There was an added note of pain for Germany in the tone, the pitch, the basic jauntiness of Costa Rica’s designated goal music, a taunting blast of trumpets and maracas, the kind of thing that gets played on a particularly cruel TV gameshow as the bucket of gunge upends itself over the dunce’s booth.
Germany did manage something novel at Al Bayt Stadium, exiting the World Cup at the earliest stage despite winning this game 4-2. They spent most of it in, then out; and even witnessed an extraordinary period where it seemed Costa Rica, who played with real heart, were going through instead. With 48 minutes gone Hansi Flick’s team had been bossing this Group E endgame, eyes still fixed on the horizon towards the last 16 of Qatar 2022. Elsewhere in the Doha orbit zone Spain were 1-0 up.
The German campaign had been weird, marked by Antonio Rüdiger’s mocking knees-high run, and then the Füllkrug interlude, where a man who could actually score a goal briefly became a kind of Teutonic folk saviour. But this felt like a kind of safety.
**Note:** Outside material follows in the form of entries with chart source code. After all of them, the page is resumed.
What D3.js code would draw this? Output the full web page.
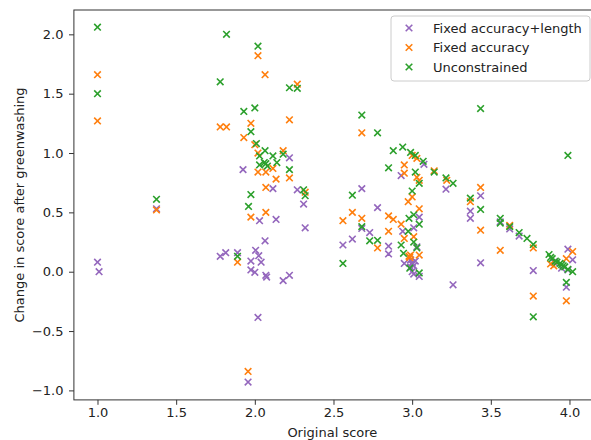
<!DOCTYPE html>
<html><head><meta charset="utf-8">
<script src="https://cdn.jsdelivr.net/npm/d3@7"></script>
<style>
html,body{margin:0;padding:0;background:#fff;}
svg{display:block;font-family:"DejaVu Sans",sans-serif;}
</style></head>
<body>
<script>
// ---- data ----
const seriesNames = ["Fixed accuracy+length", "Fixed accuracy", "Unconstrained"];
const seriesColors = ["#9467bd", "#ff7f0e", "#2ca02c"];

const purpleX = [1.0,1.01,1.375,1.78,1.815,1.89,1.925,1.957,1.975,1.975,2.0,2.005,2.02,2.025,2.03,2.04,2.065,2.07,2.075,2.115,2.135,2.18,2.22,2.22,2.27,2.31,2.32,2.56,2.62,2.68,2.68,2.73,2.78,2.85,2.85,2.93,2.94,2.95,3.0,3.0,2.99,3.01,3.01,3.01,3.03,3.045,3.045,3.075,3.215,3.26,3.37,3.37,3.435,3.435,3.56,3.62,3.68,3.77,3.9,3.95,3.99,3.99,3.98,4.02,2.99,3.02,3.0];
const purpleY = [0.08,0.0,0.53,0.13,0.16,0.16,0.86,-0.93,0.09,0.015,-0.005,0.18,-0.385,0.135,0.43,0.08,0.26,-0.03,-0.045,0.70,0.44,-0.075,0.96,-0.03,0.69,0.57,0.37,0.225,0.275,0.70,0.365,0.33,0.54,0.215,0.15,0.81,0.34,0.07,0.075,0.06,0.10,0.05,0.37,-0.02,0.21,0.46,-0.04,0.905,0.695,-0.11,0.51,0.45,0.64,0.075,0.42,0.36,0.30,0.01,0.08,0.03,0.19,0.015,-0.13,0.10,0.04,0.09,0.0];

const orangeX = [1.0,1.0,1.375,1.78,1.82,1.89,1.93,1.957,1.975,1.975,2.0,2.02,2.02,2.02,2.065,2.07,2.07,2.07,2.115,2.135,2.18,2.22,2.22,2.27,2.32,2.56,2.62,2.68,2.68,2.78,2.85,2.85,2.88,2.93,2.95,2.95,2.95,2.975,2.985,2.99,3.0,3.0,3.01,3.03,3.03,3.045,3.045,3.045,3.14,3.22,3.37,3.435,3.435,3.56,3.62,3.77,3.77,3.88,3.9,3.98,3.98,4.02,2.98];
const orangeY = [1.66,1.27,0.52,1.22,1.22,0.08,1.13,-0.84,1.25,0.46,1.07,1.82,1.0,0.84,1.66,0.84,0.50,0.71,0.87,0.78,1.02,1.28,0.79,1.58,0.67,0.43,0.50,1.17,0.45,0.20,0.47,0.34,0.44,0.40,0.83,0.90,0.28,0.59,0.12,0.14,0.98,0.63,0.295,0.955,0.795,0.77,0.53,0.14,0.85,0.77,0.59,0.71,0.35,0.18,0.39,0.20,-0.205,0.065,0.05,0.11,-0.245,0.17,0.13];

const greenX = [1.0,1.0,1.375,1.78,1.82,1.89,1.93,1.96,1.975,1.975,2.0,2.01,2.02,2.03,2.03,2.065,2.07,2.06,2.08,2.115,2.14,2.18,2.22,2.22,2.27,2.31,2.32,2.56,2.62,2.68,2.68,2.73,2.78,2.78,2.85,2.88,2.93,2.94,2.945,2.975,2.98,2.985,2.99,3.0,3.01,3.01,3.02,3.02,3.03,3.045,3.045,3.045,3.07,3.14,3.215,3.26,3.37,3.435,3.435,3.56,3.56,3.62,3.68,3.73,3.77,3.77,3.87,3.88,3.89,3.91,3.92,3.94,3.95,3.96,3.97,3.99,3.98,4.02,3.99];
const greenY = [2.06,1.50,0.61,1.60,2.0,0.13,1.35,0.55,1.18,0.65,1.38,1.08,1.90,0.975,0.90,1.02,0.91,0.92,0.89,0.975,0.92,0.99,1.55,0.86,1.545,0.69,0.64,0.07,0.645,1.32,0.38,0.26,1.17,0.265,0.875,1.02,0.225,1.05,0.155,0.34,0.45,0.03,1.005,0.68,0.48,0.25,0.98,0.84,0.20,0.745,0.40,-0.01,0.93,0.84,0.79,0.745,0.62,1.375,0.525,0.45,0.41,0.38,0.33,0.28,0.23,-0.38,0.145,0.12,0.11,0.09,0.08,0.07,0.06,0.05,0.04,0.98,-0.09,0.0,0.02];

const xTicks = [1.0,1.5,2.0,2.5,3.0,3.5,4.0];
const yTicks = [-1.0,-0.5,0.0,0.5,1.0,1.5,2.0];
const xLabel = "Original score";
const yLabel = "Change in score after greenwashing";

// ---- drawing ----
const W = 591, H = 440;
const FS = 13;
const svg = d3.select("body").append("svg").attr("width", W).attr("height", H);
const pL = 73.9, pR = 597.8, pT = 10, pB = 399.9;
const x = d3.scaleLinear().domain([0.85, 4.18]).range([pL, pR]);
const y = d3.scaleLinear().domain([-1.08, 2.205]).range([pB, pT]);
const fmt = v => d3.format(".1f")(v).replace("-", "\u2212");

const series = [
  {name: seriesNames[0], color: seriesColors[0], xs: purpleX, ys: purpleY},
  {name: seriesNames[1], color: seriesColors[1], xs: orangeX, ys: orangeY},
  {name: seriesNames[2], color: seriesColors[2], xs: greenX, ys: greenY}
];

const r = 3.3;
const xPath = (cx, cy) => `M${cx-r},${cy-r}L${cx+r},${cy+r}M${cx-r},${cy+r}L${cx+r},${cy-r}`;

const plot = svg.append("g");
series.forEach(s => {
  plot.append("g").selectAll("path").data(s.xs.map((v,i)=>[v, s.ys[i]])).join("path")
    .attr("d", d => xPath(x(d[0]), y(d[1])))
    .attr("stroke", s.color).attr("stroke-width", 1.6).attr("fill", "none");
});

// axes
const xAxis = d3.axisBottom(x).tickValues(xTicks).tickFormat(fmt).tickSize(4.9).tickPadding(3);
const yAxis = d3.axisLeft(y).tickValues(yTicks).tickFormat(fmt).tickSize(4.9).tickPadding(5.5);
const gx = svg.append("g").attr("transform", `translate(0,${pB})`).call(xAxis);
const gy = svg.append("g").attr("transform", `translate(${pL},0)`).call(yAxis);
[gx, gy].forEach(g => {
  g.select(".domain").remove();
  g.selectAll("line").attr("stroke", "#333").attr("stroke-width", 1);
  g.selectAll("text").attr("fill", "#222").attr("font-size", FS).attr("font-family", "DejaVu Sans");
});

// frame
svg.append("rect").attr("x", pL).attr("y", pT).attr("width", pR-pL).attr("height", pB-pT)
  .attr("fill", "none").attr("stroke", "#333").attr("stroke-width", 1);

svg.append("text").attr("x", (pL+pR)/2 - 3.5).attr("y", 437).attr("text-anchor", "middle")
  .attr("font-size", FS).attr("fill", "#222").text(xLabel);
svg.append("text").attr("transform", `translate(24,${(pT+pB)/2}) rotate(-90)`).attr("text-anchor", "middle")
  .attr("font-size", FS).attr("fill", "#222").text(yLabel);

// legend
const lg = svg.append("g");
lg.append("rect").attr("x", 391).attr("y", 16).attr("width", 199).attr("height", 65).attr("rx", 3)
  .attr("fill", "#fff").attr("fill-opacity", 0.8).attr("stroke", "#ccc").attr("stroke-width", 1);
series.forEach((s, i) => {
  const cy = 28 + i * 19.5;
  lg.append("path").attr("d", xPath(409, cy)).attr("stroke", s.color).attr("stroke-width", 1.6).attr("fill", "none");
  lg.append("text").attr("x", 433).attr("y", cy).attr("dy", "0.35em").attr("font-size", FS).attr("fill", "#222").text(s.name);
});
</script>
</body></html>
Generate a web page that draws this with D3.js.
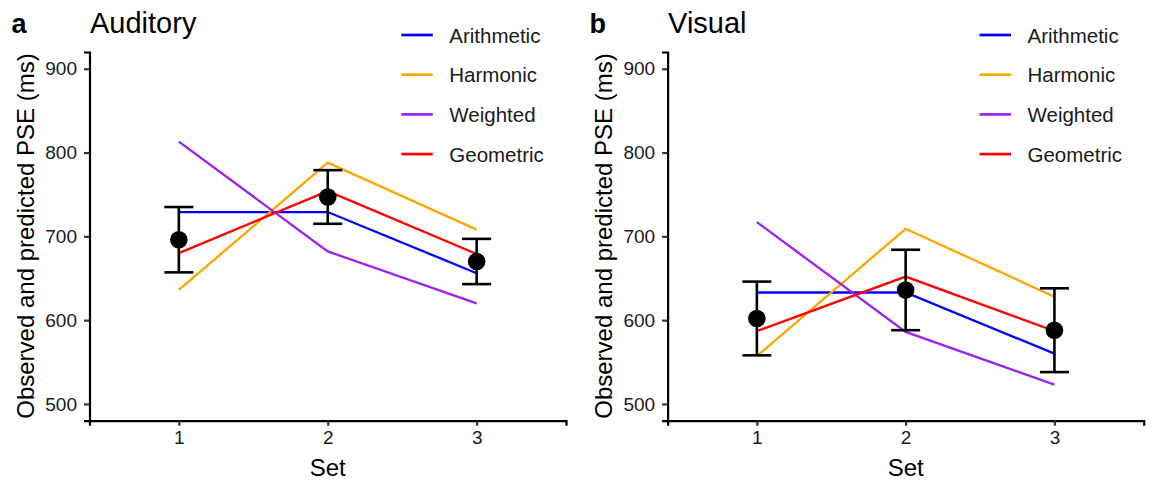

At which point semi-disaster struck. Japan equalised at the Khalifa International Stadium. Germany now had to recrank the engines, score again and hope for a Spanish revival. But now outright disaster struck as Japan went 2-1 up and suddenly Germany were freewheeling towards the exit doors. This had become a ghost game, dead football, a night of second-screening.
Germany did need a just-in-case goal, needed to win by two, to play like this was still there. They did the opposite. A large channel of space opened down the right. Costa Rica surged through, Keysher Fuller crossing, Manuel Neuer saving the first header and Yeltsin Tejeda burying the rebound.
The music blared. Flick slumped deep in his padded chair, eyes bulging. And now the night brought a genuine plot twist. Briefly this stopped being a Germany story and became a Costa Rica one. The second Ticos goal was farcical, all flailing legs, the ball bundled home off Neuer. A goal to the good, Costa Rica stood on the verge of pub quiz immortality, set to edge ahead in their final group game of a team that had beaten them 7-0 in their first.
But wait. What was this? More madness. Germany equalised! 2-2. Where are we? Is this really the Place Vendôme? Kai Havertz had equalised. There were 17 minutes to go at this stage. How many more worlds, how many alternate universes would we need to absorb?
Group E has been a weird kind of torture for Germany. This was something new, five goals, a wild inversion of emotions and a mutual assured footballing destruction, with both teams here now going out. Niclas Füllkrug had already been summoned to add muscle and vibes to Germany’s attack. The sublime Jamal Musiala twice hit a post, playing a different game for a different Germany team.
Havertz made it 3-2. Pointlessly Germany got to their two-goal cushion, Füllkrug scoring after a wild, hallucinogenic VAR delay during which the stadium seemed to melt and ooze through the floor. Germany had done Spain a solid here by seeing off the surging Ticos. Any chance of returning the favour?
It wasn’t to be. All four teams had entered this final round able to go through or go out. All four had revolved like a formal dance over 90 minutes. This was World Cup group final match day as free‑form jazz flute solo , and a great advert for the four-team format just as Fifa contemplates tearing it up to inflict pre-match penalty shootouts and other three-team inanity for the next bloated edition.
At kick-off Germany needed to win and hope Spain beat Japan. Costa Rica needed to win and hope Japan beat Spain. Or Germany could just say hang it all and try to win 9-0. Flick did go for broke in a way, with Thomas Müller starting ahead of Musiala plus the twin man-bun speedsters Leroy Sané and Serge Gnabry.
And Al Bayt felt like a fitting last-chance saloon, a stadium with an air of the one-horse desert town, the clock ticking around closer to midnight. Musiala was sublime early on, coming on like a miraculous human pond-skater, gliding through the red shirts, making the game throb and buzz with possibilities.
The opening goal came from his side, David Raum crossing for Gnabry to head in. Spain had also gone one up against Japan. For a while nothing much happened. Al Bayt waited, awkwardly for time to pass. It came in a rush.
At the end a dejected Flick spoke about the need to spend the next 10 years overhauling the youth system (hasn’t this happened?). Something will have to change, because this is now the worst German World Cup era in the history of German World Cup eras. West or unified, Germany have failed to get out of a first-round stage only twice in 16 men’s World Cups. This one and the last one.
Has there been a greater recent footballing chimera than that 2014 triumph, which was hailed at the time as the birth of some German machine-football uber-generation all set to dominate for the next decade. Germany’s golden crop, Das (borrowed, Spanish) Reboot has turned out to be something else. So often what we see as just the start of an era is instead its high point, the wave not gathering strength but breaking. For all Flick’s urgent talk of starting again, this felt like the end of something.